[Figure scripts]
━━━━━━━━━━━━━━━━━━━━
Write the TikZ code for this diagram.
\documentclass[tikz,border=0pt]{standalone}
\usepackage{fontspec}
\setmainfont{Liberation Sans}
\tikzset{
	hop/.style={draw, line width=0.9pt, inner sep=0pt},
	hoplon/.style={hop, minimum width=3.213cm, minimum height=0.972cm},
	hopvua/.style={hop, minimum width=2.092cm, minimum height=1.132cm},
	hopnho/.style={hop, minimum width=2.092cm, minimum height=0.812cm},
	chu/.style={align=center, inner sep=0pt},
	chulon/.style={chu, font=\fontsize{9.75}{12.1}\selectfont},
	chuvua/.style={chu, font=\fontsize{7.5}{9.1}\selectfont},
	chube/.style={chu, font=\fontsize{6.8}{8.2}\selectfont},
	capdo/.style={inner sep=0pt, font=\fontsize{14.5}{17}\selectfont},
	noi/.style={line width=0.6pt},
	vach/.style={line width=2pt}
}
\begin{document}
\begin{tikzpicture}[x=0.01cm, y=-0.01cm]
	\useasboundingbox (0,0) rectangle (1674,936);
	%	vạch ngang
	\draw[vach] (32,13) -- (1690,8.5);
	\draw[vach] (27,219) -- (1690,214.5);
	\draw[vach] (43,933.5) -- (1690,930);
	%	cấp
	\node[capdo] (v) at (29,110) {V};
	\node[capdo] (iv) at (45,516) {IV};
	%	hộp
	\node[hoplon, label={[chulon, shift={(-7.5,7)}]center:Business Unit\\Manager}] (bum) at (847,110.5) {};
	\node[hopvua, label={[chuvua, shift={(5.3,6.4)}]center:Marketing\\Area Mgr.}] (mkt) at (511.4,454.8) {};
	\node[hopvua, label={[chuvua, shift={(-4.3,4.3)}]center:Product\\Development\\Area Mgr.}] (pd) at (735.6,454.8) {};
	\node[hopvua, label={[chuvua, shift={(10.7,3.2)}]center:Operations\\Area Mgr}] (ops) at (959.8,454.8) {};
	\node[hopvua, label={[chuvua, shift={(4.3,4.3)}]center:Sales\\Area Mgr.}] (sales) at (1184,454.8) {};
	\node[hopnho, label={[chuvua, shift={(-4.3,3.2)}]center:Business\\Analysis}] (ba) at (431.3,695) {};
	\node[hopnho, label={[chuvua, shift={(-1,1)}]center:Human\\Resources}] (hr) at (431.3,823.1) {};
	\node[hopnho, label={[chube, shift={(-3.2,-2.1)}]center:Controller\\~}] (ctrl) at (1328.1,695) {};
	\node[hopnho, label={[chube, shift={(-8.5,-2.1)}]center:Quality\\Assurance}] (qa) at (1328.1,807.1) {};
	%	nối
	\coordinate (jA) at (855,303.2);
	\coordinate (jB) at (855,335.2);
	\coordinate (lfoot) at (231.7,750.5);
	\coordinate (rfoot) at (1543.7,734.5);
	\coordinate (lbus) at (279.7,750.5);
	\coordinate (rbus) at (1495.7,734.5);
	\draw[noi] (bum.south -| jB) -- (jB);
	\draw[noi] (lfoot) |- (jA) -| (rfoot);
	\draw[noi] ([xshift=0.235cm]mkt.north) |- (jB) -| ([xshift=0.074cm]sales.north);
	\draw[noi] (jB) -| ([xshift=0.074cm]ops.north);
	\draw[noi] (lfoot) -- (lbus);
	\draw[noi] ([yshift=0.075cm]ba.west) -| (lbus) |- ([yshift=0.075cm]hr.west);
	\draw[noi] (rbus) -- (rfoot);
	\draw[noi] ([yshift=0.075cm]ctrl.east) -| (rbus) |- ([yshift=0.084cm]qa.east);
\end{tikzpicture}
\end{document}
━━━━━━━━━━━━━━━━━━━━
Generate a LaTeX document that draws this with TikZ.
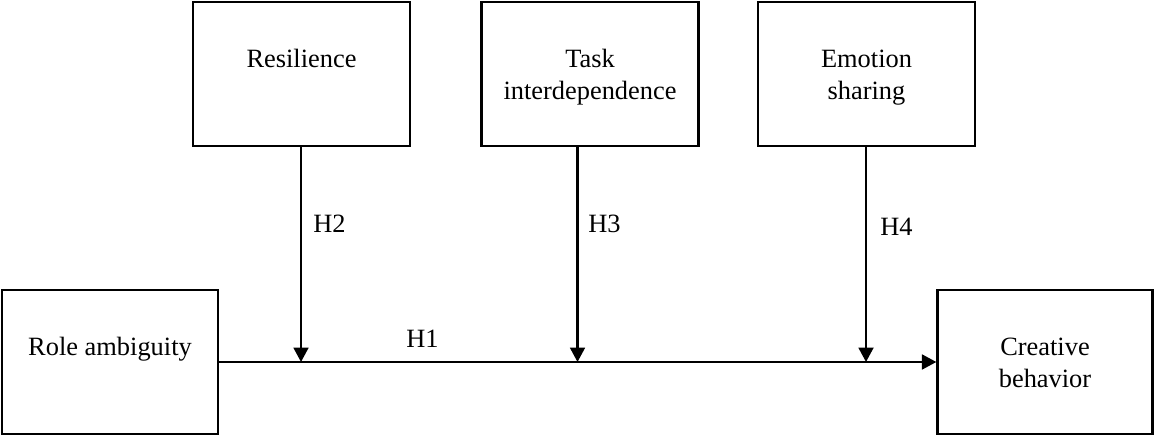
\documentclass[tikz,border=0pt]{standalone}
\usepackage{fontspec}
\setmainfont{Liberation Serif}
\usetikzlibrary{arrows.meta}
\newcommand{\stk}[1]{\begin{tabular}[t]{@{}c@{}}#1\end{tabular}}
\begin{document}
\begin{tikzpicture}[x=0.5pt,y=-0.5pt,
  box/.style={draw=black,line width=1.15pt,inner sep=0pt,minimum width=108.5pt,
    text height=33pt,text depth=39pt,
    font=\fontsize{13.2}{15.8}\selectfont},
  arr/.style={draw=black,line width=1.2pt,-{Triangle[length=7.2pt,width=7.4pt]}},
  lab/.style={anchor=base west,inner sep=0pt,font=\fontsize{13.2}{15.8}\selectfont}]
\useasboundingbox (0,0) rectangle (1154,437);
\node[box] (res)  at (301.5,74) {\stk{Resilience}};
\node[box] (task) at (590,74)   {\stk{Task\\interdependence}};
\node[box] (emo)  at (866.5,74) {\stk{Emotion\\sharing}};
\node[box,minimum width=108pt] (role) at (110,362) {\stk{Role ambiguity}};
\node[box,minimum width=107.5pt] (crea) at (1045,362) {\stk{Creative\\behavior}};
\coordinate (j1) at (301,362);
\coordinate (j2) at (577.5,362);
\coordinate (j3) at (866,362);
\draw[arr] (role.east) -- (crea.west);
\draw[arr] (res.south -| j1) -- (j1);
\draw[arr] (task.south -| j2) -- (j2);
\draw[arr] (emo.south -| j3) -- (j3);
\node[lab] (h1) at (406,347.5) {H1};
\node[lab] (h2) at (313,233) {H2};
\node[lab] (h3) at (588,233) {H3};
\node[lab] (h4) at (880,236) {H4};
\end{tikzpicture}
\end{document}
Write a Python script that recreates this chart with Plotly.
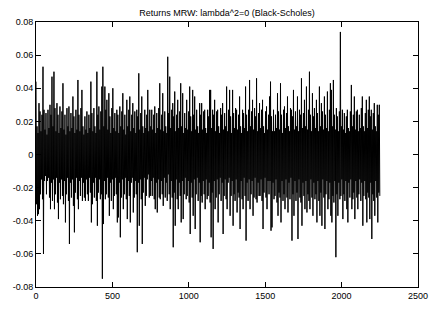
━━━━━━━━━━━━━━━━━━━━
[Given request]: Return all lines containing "this".

[Result of the exercise]:
Write the TikZ code for this diagram.
Generate a LaTeX document that draws this with TikZ.
Write a Python script that recreates this chart with Plotly.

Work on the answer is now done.